Gospel Time

As the days get shorter, 15 days until the winter solstice, my mind always returns to contemplation of time. Maybe it is the hymn planning. “Of the Father’s Love begotten, e’re the worlds began to be…”.  The advent ones are all about waiting and coming.  The Christmas ones are about “the golden hour” or “see, the gentle lamb appears, promised from eternal years.”  It is a season that compresses time and space. I was looking at photo of myself holding probably 1.5 year old Anna in winter finery and a red hat on the way to church asking “where did those two people go?”
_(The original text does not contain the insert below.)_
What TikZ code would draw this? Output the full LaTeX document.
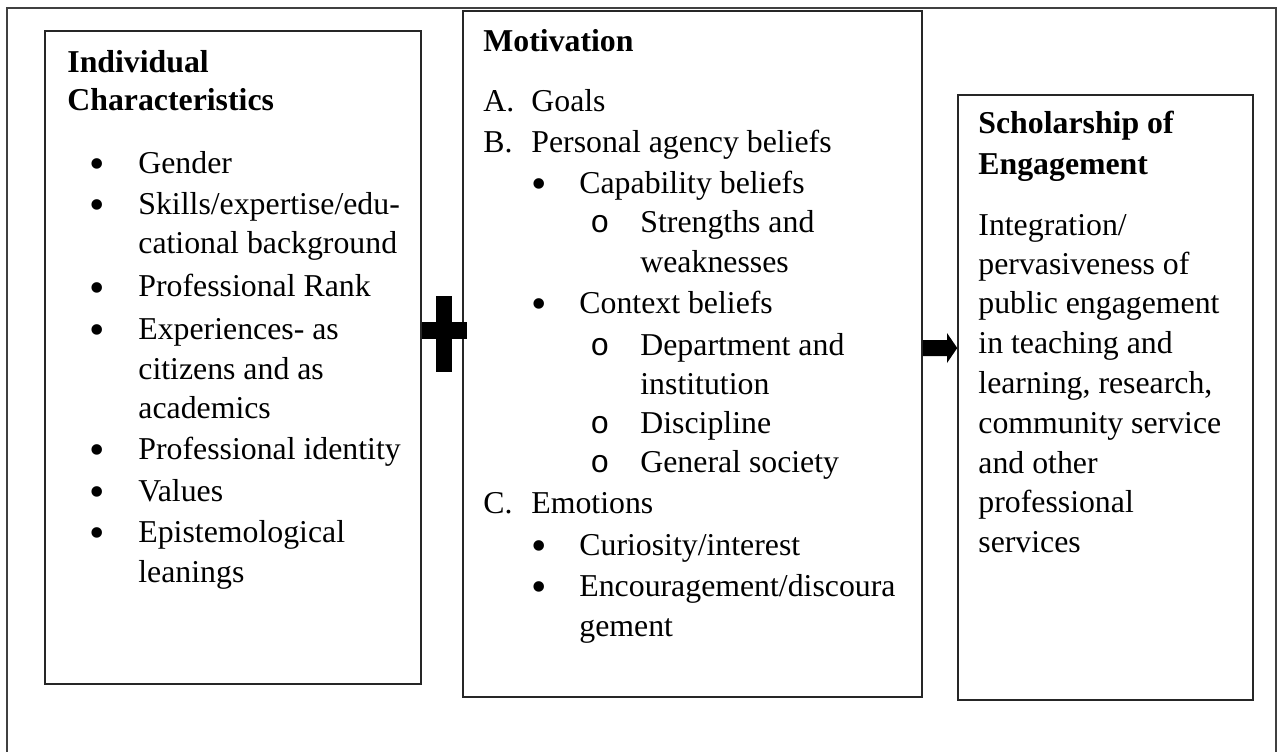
\documentclass[tikz,border=0pt]{standalone}
\usepackage{fontspec}
\setmainfont{Liberation Serif}
\newfontfamily\monof{Liberation Mono}
\usetikzlibrary{fit}
\newcommand{\mytxt}{\fontsize{15.9}{19}\selectfont}
\tikzset{
  box/.style={draw=black!85, line width=0.75pt, inner sep=0pt},
  txt/.style={font=\mytxt, anchor=base west, inner sep=0pt},
  hd/.style={font=\mytxt\bfseries, anchor=base west, inner sep=0pt},
  bul/.style={font=\fontsize{22}{22}\selectfont, anchor=center, inner sep=0pt, yshift=2pt},
  obul/.style={font=\mytxt\monof, anchor=base, inner sep=0pt},
  solid/.style={fill=black, draw=none},
}
\begin{document}
\begin{tikzpicture}[x=0.5pt,y=-0.5pt]
\useasboundingbox (0,0) rectangle (1280,751);
\fill[white] (0,0) rectangle (1280,751);
% outer frame (open at bottom, runs off the page)
\coordinate (f1) at (7,770);
\coordinate (f2) at (7,8);
\coordinate (f3) at (1276,8);
\coordinate (f4) at (1276,770);
\draw[draw=black!75, line width=0.6pt] (f1) -- (f2) -- (f3) -- (f4);

% boxes
\node[box, fit={(45,31) (421,684)}] (ind) {};
\node[box, fit={(463,11) (922,697)}] (mot) {};
\node[box, fit={(958,95) (1253,700)}] (sch) {};

% left box text
\node[hd] (i1) at (67,72) {Individual};
\node[hd] (i2) at (67,110) {Characteristics};
\node[bul] (ib1) at (97,173) {•};  \node[txt] (it1) at (138,173) {Gender};
\node[bul] (ib2) at (97,214) {•};  \node[txt] (it2) at (138,214) {Skills/expertise/edu-};
\node[txt] (it2b) at (138,253.5) {cational background};
\node[bul] (ib3) at (97,296.5) {•}; \node[txt] (it3) at (138,296.5) {Professional Rank};
\node[bul] (ib4) at (97,339) {•};  \node[txt] (it4) at (138,339) {Experiences- as};
\node[txt] (it4b) at (138,379) {citizens and as};
\node[txt] (it4c) at (138,418) {academics};
\node[bul] (ib5) at (97,459) {•};  \node[txt] (it5) at (138,459) {Professional identity};
\node[bul] (ib6) at (97,501) {•};  \node[txt] (it6) at (138,501) {Values};
\node[bul] (ib7) at (97,542) {•};  \node[txt] (it7) at (138,542) {Epistemological};
\node[txt] (it7b) at (138,582) {leanings};

% middle box text
\node[hd] (m0) at (483,51) {Motivation};
\node[txt] (mA) at (483,111) {A.}; \node[txt] (mA1) at (531,111) {Goals};
\node[txt] (mB) at (483,152) {B.}; \node[txt] (mB1) at (531,152) {Personal agency beliefs};
\node[bul] (mb1) at (539,193) {•}; \node[txt] (mt1) at (579,193) {Capability beliefs};
\node[obul] (mo1) at (600,232) {o}; \node[txt] (mu1) at (640,232) {Strengths and};
\node[txt] (mu1b) at (640,272) {weaknesses};
\node[bul] (mb2) at (539,313) {•}; \node[txt] (mt2) at (579,313) {Context beliefs};
\node[obul] (mo2) at (600,355) {o}; \node[txt] (mu2) at (640,355) {Department and};
\node[txt] (mu2b) at (640,394) {institution};
\node[obul] (mo3) at (600,433) {o}; \node[txt] (mu3) at (640,433) {Discipline};
\node[obul] (mo4) at (600,472) {o}; \node[txt] (mu4) at (640,472) {General society};
\node[txt] (mC) at (483,513) {C.}; \node[txt] (mC1) at (531,513) {Emotions};
\node[bul] (mb3) at (539,555) {•}; \node[txt] (mt3) at (579,555) {Curiosity/interest};
\node[bul] (mb4) at (539,596) {•}; \node[txt] (mt4) at (579,596) {Encouragement/discoura};
\node[txt] (mt4b) at (579,636) {gement};

% right box text
\node[hd] (s1) at (978,133) {Scholarship of};
\node[hd] (s2) at (978,174) {Engagement};
\node[txt] (r1) at (978,235) {Integration/};
\node[txt] (r2) at (978,274) {pervasiveness of};
\node[txt] (r3) at (978,313) {public engagement};
\node[txt] (r4) at (978,353) {in teaching and};
\node[txt] (r5) at (978,393) {learning, research,};
\node[txt] (r6) at (978,433) {community service};
\node[txt] (r7) at (978,473) {and other};
\node[txt] (r8) at (978,512) {professional};
\node[txt] (r9) at (978,552) {services};

% plus sign between first and second box
\fill[solid] (436,296) rectangle (452,372);
\fill[solid] (422,322) rectangle (467,339);

% block arrow from motivation box to scholarship box
\fill[solid] (mot.east |- 0,340) -- (947,340) -- (947,333) -- (sch.west |- 0,348)
  -- (947,363) -- (947,356) -- (mot.east |- 0,356) -- cycle;
\end{tikzpicture}
\end{document}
We tell narratives. We like to connect those moments.  That guy on the porch with his young daughter with snow around is somehow connected to this guy with an adult daughter sitting in the desert. And it is not that our narratives are wrong, but that there is always some trouble with them.  One of the biggest binaries is probably people who tell decline narratives vs. people who tell progress narratives.  Did you get kicked out of Eden at some point in the past and have been tumbling down ever since?  Or are you the type to tell the story of advancing from victory unto victory each step getting better? The long arc of the universe bending toward justice.

The gospel this church year is Luke’s. And Luke’s gospel is really volume 1 with Acts being volume 2. Luke-Acts has a long history of being read as the progressive march of salvation history. From Jesus to the 12 to the 120 gathered at the ascension to the 3000 at Pentecost to the entire world at Paul takes the gospel to Rome. But there are always troubles with narratives, especially progress narratives.  Without revelation how do we know that the “progress” is really the work of God?  We know that Luke’s is, because it is revealed, but ours?  What about the lean years and troubles, do those times not count? What about people who get in the way, are they enemies to be thrown down?  Are you sure enough to do that?
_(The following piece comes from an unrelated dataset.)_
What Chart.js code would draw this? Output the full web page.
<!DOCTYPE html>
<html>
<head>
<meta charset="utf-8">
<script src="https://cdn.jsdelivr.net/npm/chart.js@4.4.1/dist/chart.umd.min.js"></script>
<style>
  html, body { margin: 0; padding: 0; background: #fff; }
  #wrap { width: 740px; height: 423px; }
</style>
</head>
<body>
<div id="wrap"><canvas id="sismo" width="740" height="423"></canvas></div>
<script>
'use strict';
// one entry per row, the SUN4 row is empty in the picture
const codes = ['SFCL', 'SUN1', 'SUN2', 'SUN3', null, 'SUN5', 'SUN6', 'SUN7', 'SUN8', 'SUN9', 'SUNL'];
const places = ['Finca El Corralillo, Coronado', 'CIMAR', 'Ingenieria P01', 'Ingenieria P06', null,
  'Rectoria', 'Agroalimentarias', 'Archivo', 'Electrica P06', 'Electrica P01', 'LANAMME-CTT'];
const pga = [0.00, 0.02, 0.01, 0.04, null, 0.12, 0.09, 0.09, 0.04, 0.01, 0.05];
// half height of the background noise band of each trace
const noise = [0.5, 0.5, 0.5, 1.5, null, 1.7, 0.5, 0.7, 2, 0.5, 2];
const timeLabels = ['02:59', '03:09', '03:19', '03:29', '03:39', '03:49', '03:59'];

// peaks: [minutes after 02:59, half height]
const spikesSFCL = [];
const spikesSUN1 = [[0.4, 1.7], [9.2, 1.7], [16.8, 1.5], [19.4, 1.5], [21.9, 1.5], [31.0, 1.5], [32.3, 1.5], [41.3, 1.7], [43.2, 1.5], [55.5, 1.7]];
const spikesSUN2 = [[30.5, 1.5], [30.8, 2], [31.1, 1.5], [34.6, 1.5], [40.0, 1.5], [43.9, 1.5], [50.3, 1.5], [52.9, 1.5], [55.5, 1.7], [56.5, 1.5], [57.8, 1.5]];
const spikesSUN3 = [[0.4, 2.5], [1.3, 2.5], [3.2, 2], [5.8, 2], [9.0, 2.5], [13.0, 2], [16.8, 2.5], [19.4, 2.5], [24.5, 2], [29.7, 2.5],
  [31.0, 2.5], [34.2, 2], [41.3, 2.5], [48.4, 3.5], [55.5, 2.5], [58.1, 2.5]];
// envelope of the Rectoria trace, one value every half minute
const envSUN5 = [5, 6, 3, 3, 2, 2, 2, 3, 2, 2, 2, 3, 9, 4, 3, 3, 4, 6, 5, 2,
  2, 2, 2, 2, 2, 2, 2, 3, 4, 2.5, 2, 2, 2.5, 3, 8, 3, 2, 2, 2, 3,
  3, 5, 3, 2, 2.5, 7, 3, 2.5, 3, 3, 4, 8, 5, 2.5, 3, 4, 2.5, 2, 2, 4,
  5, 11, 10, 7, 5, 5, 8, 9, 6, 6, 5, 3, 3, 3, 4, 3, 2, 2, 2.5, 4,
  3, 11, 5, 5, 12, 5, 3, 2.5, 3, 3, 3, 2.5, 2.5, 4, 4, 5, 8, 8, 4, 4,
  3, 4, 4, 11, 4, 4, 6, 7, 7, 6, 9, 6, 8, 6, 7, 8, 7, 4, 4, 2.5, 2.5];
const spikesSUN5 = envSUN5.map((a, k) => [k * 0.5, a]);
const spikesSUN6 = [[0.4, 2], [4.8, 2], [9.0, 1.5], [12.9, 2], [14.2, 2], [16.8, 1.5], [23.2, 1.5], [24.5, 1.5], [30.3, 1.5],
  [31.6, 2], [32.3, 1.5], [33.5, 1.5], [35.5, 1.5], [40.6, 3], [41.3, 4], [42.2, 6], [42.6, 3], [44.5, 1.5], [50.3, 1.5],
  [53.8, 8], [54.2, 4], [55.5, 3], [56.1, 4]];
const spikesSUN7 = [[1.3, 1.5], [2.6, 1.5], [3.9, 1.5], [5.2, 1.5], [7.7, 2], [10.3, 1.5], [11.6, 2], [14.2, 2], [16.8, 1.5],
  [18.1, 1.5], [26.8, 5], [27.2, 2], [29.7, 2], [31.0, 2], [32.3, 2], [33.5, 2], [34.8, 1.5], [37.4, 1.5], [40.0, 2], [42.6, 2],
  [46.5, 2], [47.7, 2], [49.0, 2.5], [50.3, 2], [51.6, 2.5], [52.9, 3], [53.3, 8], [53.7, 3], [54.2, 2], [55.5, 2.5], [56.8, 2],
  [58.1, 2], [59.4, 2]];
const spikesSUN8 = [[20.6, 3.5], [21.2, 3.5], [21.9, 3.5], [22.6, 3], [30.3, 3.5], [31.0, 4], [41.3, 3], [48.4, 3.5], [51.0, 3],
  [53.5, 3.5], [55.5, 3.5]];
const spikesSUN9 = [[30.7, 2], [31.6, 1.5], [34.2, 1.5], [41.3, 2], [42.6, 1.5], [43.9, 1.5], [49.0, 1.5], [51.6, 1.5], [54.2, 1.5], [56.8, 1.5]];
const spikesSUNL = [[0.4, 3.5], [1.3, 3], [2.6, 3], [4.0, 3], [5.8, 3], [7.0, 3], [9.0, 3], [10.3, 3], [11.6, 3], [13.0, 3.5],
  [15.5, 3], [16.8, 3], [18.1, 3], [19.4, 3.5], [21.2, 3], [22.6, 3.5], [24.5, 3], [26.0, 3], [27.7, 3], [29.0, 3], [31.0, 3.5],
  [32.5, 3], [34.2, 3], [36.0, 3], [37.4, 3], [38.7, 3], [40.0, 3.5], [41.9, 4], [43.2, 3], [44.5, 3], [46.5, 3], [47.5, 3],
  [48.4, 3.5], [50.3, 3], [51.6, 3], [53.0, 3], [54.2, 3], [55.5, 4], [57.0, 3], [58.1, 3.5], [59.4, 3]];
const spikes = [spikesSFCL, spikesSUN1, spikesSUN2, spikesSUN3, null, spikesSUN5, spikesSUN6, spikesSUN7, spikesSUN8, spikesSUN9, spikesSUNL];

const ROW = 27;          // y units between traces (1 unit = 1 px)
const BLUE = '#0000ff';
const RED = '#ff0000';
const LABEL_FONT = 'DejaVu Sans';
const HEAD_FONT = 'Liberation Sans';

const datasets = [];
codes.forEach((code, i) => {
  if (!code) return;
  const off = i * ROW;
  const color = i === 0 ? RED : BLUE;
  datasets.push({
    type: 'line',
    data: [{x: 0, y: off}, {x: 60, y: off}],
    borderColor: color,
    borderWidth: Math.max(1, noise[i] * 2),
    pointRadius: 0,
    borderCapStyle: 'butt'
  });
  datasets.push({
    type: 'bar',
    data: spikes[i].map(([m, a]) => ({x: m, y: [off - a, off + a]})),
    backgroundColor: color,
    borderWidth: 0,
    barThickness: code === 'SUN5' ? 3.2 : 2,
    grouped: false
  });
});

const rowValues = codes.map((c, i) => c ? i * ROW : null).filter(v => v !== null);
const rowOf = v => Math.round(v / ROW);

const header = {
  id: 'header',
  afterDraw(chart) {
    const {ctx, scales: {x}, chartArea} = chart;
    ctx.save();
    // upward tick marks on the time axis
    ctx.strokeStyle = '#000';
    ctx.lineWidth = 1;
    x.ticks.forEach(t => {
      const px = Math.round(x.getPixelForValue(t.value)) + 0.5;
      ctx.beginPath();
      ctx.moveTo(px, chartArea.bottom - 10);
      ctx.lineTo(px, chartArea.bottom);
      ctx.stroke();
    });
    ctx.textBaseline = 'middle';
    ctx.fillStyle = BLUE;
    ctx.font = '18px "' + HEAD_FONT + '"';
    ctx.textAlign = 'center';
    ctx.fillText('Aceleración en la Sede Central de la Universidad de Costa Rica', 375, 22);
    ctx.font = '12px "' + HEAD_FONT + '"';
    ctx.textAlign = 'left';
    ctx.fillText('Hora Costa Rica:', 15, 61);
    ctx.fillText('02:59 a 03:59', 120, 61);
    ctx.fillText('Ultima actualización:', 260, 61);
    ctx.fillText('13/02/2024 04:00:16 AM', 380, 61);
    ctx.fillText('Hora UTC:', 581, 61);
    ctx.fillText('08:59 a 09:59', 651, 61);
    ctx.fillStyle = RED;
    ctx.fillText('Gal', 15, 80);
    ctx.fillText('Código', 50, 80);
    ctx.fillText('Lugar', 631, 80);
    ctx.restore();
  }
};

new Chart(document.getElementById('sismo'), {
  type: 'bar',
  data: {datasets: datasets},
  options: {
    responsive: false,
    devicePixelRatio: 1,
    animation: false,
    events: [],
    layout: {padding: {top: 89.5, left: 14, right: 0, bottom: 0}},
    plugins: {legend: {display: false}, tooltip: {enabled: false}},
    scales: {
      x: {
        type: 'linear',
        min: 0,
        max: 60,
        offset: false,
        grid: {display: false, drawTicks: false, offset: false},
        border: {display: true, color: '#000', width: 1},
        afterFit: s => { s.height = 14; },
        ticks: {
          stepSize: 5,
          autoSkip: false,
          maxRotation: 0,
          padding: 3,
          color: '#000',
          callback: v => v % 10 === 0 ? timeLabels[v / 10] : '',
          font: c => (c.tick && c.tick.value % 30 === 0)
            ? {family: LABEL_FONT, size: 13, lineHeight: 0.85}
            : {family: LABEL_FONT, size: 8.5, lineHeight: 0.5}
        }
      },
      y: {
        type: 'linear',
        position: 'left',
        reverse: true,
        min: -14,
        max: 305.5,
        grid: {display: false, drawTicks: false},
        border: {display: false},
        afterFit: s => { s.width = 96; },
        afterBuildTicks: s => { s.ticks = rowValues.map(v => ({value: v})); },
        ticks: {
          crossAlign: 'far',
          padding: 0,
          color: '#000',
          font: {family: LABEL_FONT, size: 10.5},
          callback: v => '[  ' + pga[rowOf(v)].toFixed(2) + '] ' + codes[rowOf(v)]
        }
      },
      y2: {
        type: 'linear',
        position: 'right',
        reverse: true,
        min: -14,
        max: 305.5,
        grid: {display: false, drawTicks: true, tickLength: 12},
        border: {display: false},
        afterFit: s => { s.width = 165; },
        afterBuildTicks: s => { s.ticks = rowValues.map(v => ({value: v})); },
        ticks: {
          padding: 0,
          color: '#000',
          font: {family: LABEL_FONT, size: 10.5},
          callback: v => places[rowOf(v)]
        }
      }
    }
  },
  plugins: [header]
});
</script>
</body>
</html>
I’m not tossing away salvation history with its narrative and numbers.  The bible does tell a narrative of the people of God.  But the way we move through time, the way we think about time, does not always match up with the way God talks about time.  We live in tick-tock time and occasionally feel the golden hour. We live in time that is often one thing after another, but occasionally we are struck like the food critique in the Pixar film Ratatouille, old cantankerous and alone Anton taken back in a moment to his mother’s table and the best food he ever had. Or like Scrooge seeing his younger self as Old Fezziwig’s and the mistake of letting his love go. That appointed time, that golden hour, that time of apocalypse, of seeing.
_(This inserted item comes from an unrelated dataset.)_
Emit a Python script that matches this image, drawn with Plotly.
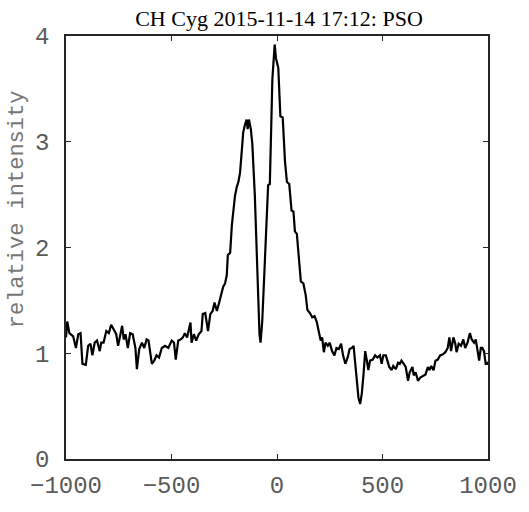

The gospel works on appointed times. The Kingdom of Heaven draws near. It invades our mundane time and redeems it. It creates beachheads in space.  Times of refining.  Times of celebration. Times when you know like Jacob waking up from the ladder that “the LORD is here.”  “In the fifteenth year of the reign of Tiberius Caesar…(Luke 3:1)”. When this old world was tick-tock-ing along like is always does, “the word of GOD came to John the son of Zachariah in the wilderness…prepare the way of the LORD.” And that Kingdom breaks into our mundane time and space and claims it. Because once you’ve seen it, you know. The veil has been lifted. “And all flesh shall see the salvation of God.” Not in some narrative of salvation history.  But long after my skin has been destroyed – after I can no longer connect 30 year old me with whatever age me and the narratives I tell myself no longer make sense even to me – long after that, “yet in my flesh I shall see God (Job 19:26).”  The crooked shall become straight, and the rough places plain.